Jewbook is not always hospitable. This past summer, a controversy ignited when 23-year-old Jewbooker Nylah Burton shared her opinion piece about the problems of white Jews not viewing themselves as white, in a group called “sounds like your ‘intersectionality’ doesn’t include Jews but ok.” Debate in the post’s comments section quickly descended into racist and derogatory remarks, leading Burton and other Jews of color to take a break from Jewbook, which in turn inspired a temporary shutdown of many Jewbook groups—now known as “Jewbook Blackout”—in solidarity.
Since its revival, Jewbook remains largely unaffiliated, though some groups are designated for members who identify with a specific denomination. “It might be going a step too far, but it’s in the right direction to say that these pages are stand-ins for what would have been Reform or Conservative shuls not that long ago,” Sienkiewicz says. “People are using them to stand in for old institutions.

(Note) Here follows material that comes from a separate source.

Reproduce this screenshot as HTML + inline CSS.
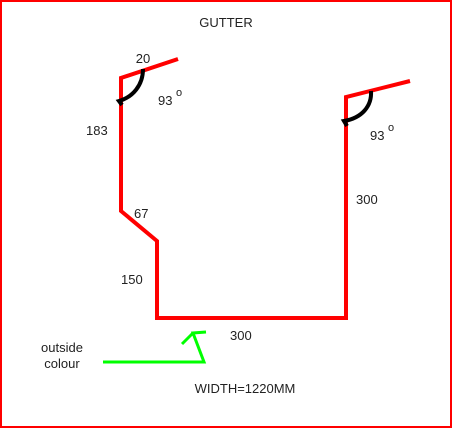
<!DOCTYPE html>
<html><head><meta charset="utf-8"><style>
html,body{margin:0;padding:0;background:#fff}
svg{display:block}
text{font-family:"Liberation Sans",sans-serif;font-size:13px;fill:#222}
</style></head><body>
<svg width="452" height="428" viewBox="0 0 452 428">
<rect x="1" y="1" width="450" height="426" fill="#fff" stroke="#f00" stroke-width="2"/>
<text x="226" y="27" text-anchor="middle">GUTTER</text>
<polyline points="178,59 121,78 121,211 157,241 157,318 346,318 346,97 410,81" fill="none" stroke="#f00" stroke-width="4" stroke-linejoin="miter"/>
<path d="M143,69 C143,85 133,97 119,101 L122,105" fill="none" stroke="#000" stroke-width="4"/>
<path d="M371,91 C372,106 362,118 344,121 L347,126" fill="none" stroke="#000" stroke-width="4"/>
<text x="143" y="63" text-anchor="middle">20</text>
<text x="158" y="105">93</text>
<text x="176" y="96" style="font-size:11px">o</text>
<text x="86" y="135">183</text>
<text x="134" y="218">67</text>
<text x="121" y="284">150</text>
<text x="230" y="340">300</text>
<text x="356" y="204">300</text>
<text x="370" y="140">93</text>
<text x="388" y="131" style="font-size:11px">o</text>
<polyline points="103,362 204,362 193,333 206,332" fill="none" stroke="#0f0" stroke-width="3"/>
<line x1="193" y1="333" x2="182" y2="344" stroke="#0f0" stroke-width="3"/>
<text x="62" y="352" text-anchor="middle">outside</text>
<text x="62" y="368" text-anchor="middle">colour</text>
<text x="245" y="393" text-anchor="middle">WIDTH=1220MM</text>
</svg>
</body></html>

That’s fine when you’re young and healthy, but I wonder if these things can play that role when you’re older and have more practical real-life needs.”
Thompson-Cohen is confident that they can, citing times when people have used Jewbook to coordinate bringing food to the sick or making a minyan. “Especially for large metropolitan areas, you do have access to this wider network of Jews,” she says. “There are meet-ups for all kinds of different reasons.” She adds that Jewbookers from around the world also find ways to meet each other when traveling. “I know that there’s always going to be a place at my Shabbat table for anybody who passes through Seattle.”